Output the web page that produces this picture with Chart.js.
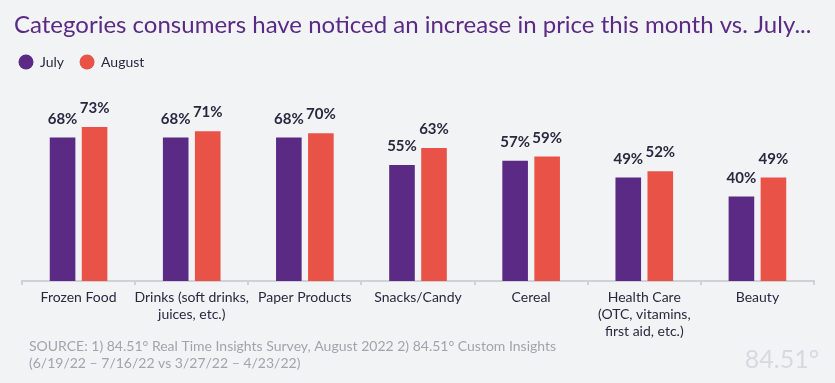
<!DOCTYPE html>
<html>
<head>
<meta charset="utf-8">
<script src="https://cdn.jsdelivr.net/npm/chart.js@4.4.0/dist/chart.umd.min.js"></script>
<style>
  html, body { margin: 0; padding: 0; background: #f2f3f5; }
  #wrap { width: 835px; height: 383px; position: relative; }
</style>
</head>
<body>
<div id="wrap"><canvas id="barChart" width="835" height="383"></canvas></div>
<script>
// datos
const categories = [
  'Frozen Food',
  ['Drinks (soft drinks,', 'juices, etc.)'],
  'Paper Products',
  'Snacks/Candy',
  'Cereal',
  ['Health Care', '(OTC, vitamins,', 'first aid, etc.)'],
  'Beauty'
];
const julyValues   = [68, 68, 68, 55, 57, 49, 40];
const augustValues = [73, 71, 70, 63, 59, 52, 49];
const seriesNames  = ['July', 'August'];
const titleText  = 'Categories consumers have noticed an increase in price this month vs. July...';
const sourceText = [
  'SOURCE: 1) 84.51° Real Time Insights Survey, August 2022 2) 84.51° Custom Insights',
  '(6/19/22 – 7/16/22 vs 3/27/22 – 4/23/22)'
];

const PURPLE = '#5a2a84';
const RED    = '#e85247';
const FONT   = 'Lato, "Open Sans", sans-serif';

// fondo, título, leyenda, etiquetas y fuente
const decorPlugin = {
  id: 'decor',
  beforeDraw(chart) {
    const c = chart.ctx;
    c.save();
    c.fillStyle = '#f2f3f5';
    c.fillRect(0, 0, chart.width, chart.height);
    c.restore();
  },
  afterDatasetsDraw(chart) {
    const c = chart.ctx;
    c.save();
    c.font = 'bold 15px ' + FONT;
    c.fillStyle = '#2a2840';
    c.textAlign = 'center';
    c.textBaseline = 'alphabetic';
    chart.data.datasets.forEach((ds, i) => {
      chart.getDatasetMeta(i).data.forEach((bar, j) => {
        c.fillText(ds.data[j] + '%', bar.x, bar.y - 14);
      });
    });
    c.restore();
  },
  afterDraw(chart) {
    const c = chart.ctx;
    c.save();
    // título
    c.font = '24px ' + FONT;
    c.fillStyle = PURPLE;
    c.textBaseline = 'middle';
    c.textAlign = 'left';
    c.fillText(titleText, 14, 25);

    // leyenda
    c.font = '14px ' + FONT;
    let x = 18;
    chart.data.datasets.forEach(ds => {
      c.fillStyle = ds.backgroundColor;
      c.beginPath();
      c.arc(x + 8, 62, 7.5, 0, Math.PI * 2);
      c.fill();
      c.fillStyle = '#2a2840';
      c.fillText(ds.label, x + 22, 62);
      x += 22 + c.measureText(ds.label).width + 15;
    });

    // fuente
    c.font = '14px ' + FONT;
    c.fillStyle = '#a3a3ad';
    c.fillText(sourceText[0], 29, 346);
    c.fillText(sourceText[1], 29, 363);

    // logo
    c.font = '25px ' + FONT;
    c.fillStyle = '#d8d8de';
    c.textAlign = 'right';
    c.fillText('84.51°', 819, 360);
    c.restore();
  }
};

new Chart(document.getElementById('barChart').getContext('2d'), {
  type: 'bar',
  data: {
    labels: categories,
    datasets: [
      { label: seriesNames[0], data: julyValues,   backgroundColor: PURPLE },
      { label: seriesNames[1], data: augustValues, backgroundColor: RED }
    ]
  },
  options: {
    responsive: false,
    animation: false,
    events: [],
    layout: { padding: { top: 70, left: 22, right: 21, bottom: 0 } },
    categoryPercentage: 0.566,
    barPercentage: 0.8,
    plugins: {
      legend: { display: false },
      title: { display: false },
      tooltip: { enabled: false }
    },
    scales: {
      y: { display: false, min: 0, max: 100 },
      x: {
        afterFit(scale) { scale.height = 102; },
        border: { display: true, color: '#cfd0d8', width: 2 },
        grid: {
          offset: true,
          drawOnChartArea: false,
          drawTicks: true,
          tickLength: 4,
          color: '#cfd0d8',
          lineWidth: 2
        },
        ticks: {
          color: '#2a2840',
          padding: 4,
          maxRotation: 0,
          autoSkip: false,
          font: { family: FONT, size: 14, lineHeight: 1.2 }
        }
      }
    }
  },
  plugins: [decorPlugin]
});
</script>
</body>
</html>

---------------

__Directive__:
From the data above, copy out every line with the string "this" in it.

__Written answer__:
Output the web page that produces this picture with Chart.js.
const titleText  = 'Categories consumers have noticed an increase in price this month vs. July...';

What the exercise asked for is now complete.